To solve these problems, we can use the concept of thermal expansion, which states that materials will expand or contract as temperature changes. For a linear expansion, the formula is given by:
\[ \Delta L = L_0 \cdot \alpha \cdot \Delta T \]
where:
- \(\Delta L\) is the change in length,
- \(L_0\) is the original length,
- \(\alpha\) is the linear coefficient of expansion,
- \(\Delta T\) is the change in temperature.
1. Temperature of the metal plate if it is heated until the sides are 1.005m long.
Given:
- Original side length \(L_0 = 1.0 , \text{m}\)
- New side length \(L = 1.005 , \text{m}\)
- Linear coefficient of expansion \(\alpha = 12.5 \times 10^{-6} , \text{K}^{-1}\)
First, calculate \(\Delta L\):
\[ \Delta L = L - L_0 = 1.005 , \text{m} - 1.0 , \text{m} = 0.005 , \text{m} \]
Now, use the linear expansion formula to find \(\Delta T\):
\[ \Delta L = L_0 \cdot \alpha \cdot \Delta T \Rightarrow 0.005 = 1.0 \cdot (12.5 \times 10^{-6}) \cdot \Delta T \]
Rearranging this gives us:
\[ \Delta T = \frac{0.005}{12.5 \times 10^{-6}} = 400 , \text{K} \]
Now, to find the final temperature \(T\):
\[ T = T_0 + \Delta T = 283 , \text{K} + 400 , \text{K} = 683 , \text{K} \]
2. Diameter of the hole at this temperature.
The hole expands as well, so we use the same linear expansion formula for the diameter. The original diameter \(D_0\) of the hole is 600 mm or 0.6 m. The change in diameter \(\Delta D\) can be calculated as follows:
\[ \Delta D = D_0 \cdot \alpha \cdot \Delta T \]
Substituting the known values:
\[ \Delta D = 0.6 \cdot (12.5 \times 10^{-6}) \cdot 400 = 0.6 \cdot 0.005 = 0.003 , \text{m} \]
Now, calculate the new diameter \(D\):
\[ D = D_0 + \Delta D = 0.6 , \text{m} + 0.003 , \text{m} = 0.603 , \text{m} \] or 603 mm.
3. Increase in area of the hole at this temperature.

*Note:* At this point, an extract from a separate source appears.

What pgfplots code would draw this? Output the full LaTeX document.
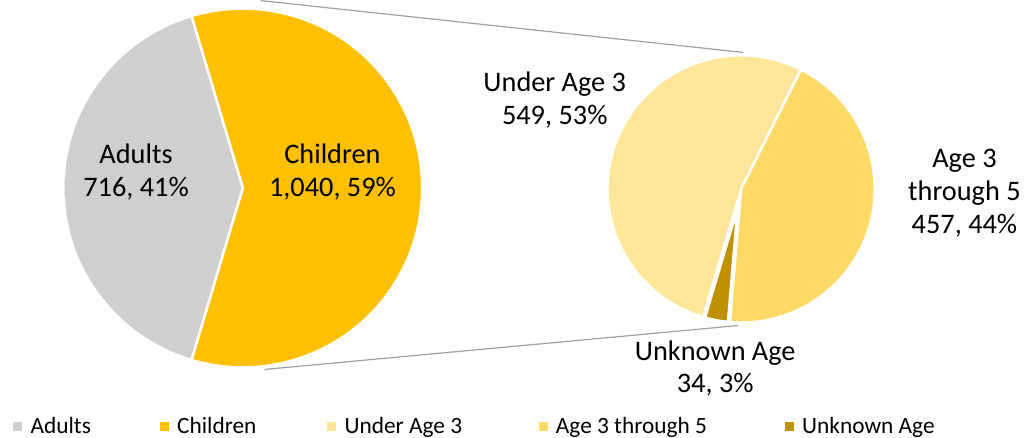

To find the increase in area, we first need to find the area of the hole before and after expansion.
Original Area \(A_0\):
\[ A_0 = \pi \left( \frac{D_0}{2} \right)^2 = \pi \left( \frac{0.6}{2} \right)^2 = \pi \left( 0.3 \right)^2 = 0.09\pi , \text{m}^2 \]
New Area \(A\) with the expanded diameter \(D = 0.603 , \text{m}\):
\[ A = \pi \left( \frac{D}{2} \right)^2 = \pi \left( \frac{0.603}{2} \right)^2 = \pi \left( 0.3015 \right)^2 \approx 0.0909\pi , \text{m}^2 \]
Increase in Area \(\Delta A\):
\[ \Delta A = A - A_0 = (0.0909\pi - 0.09\pi) = 0.0009\pi , \text{m}^2 \approx 0.00283 , \text{m}^2 , (\text{approximately}) \]
Summary of Results
- Final temperature of the metal plate: 683 K
- Diameter of the hole at this temperature: 603 mm
- Increase in area of the hole at this temperature: approximately 0.00283 m².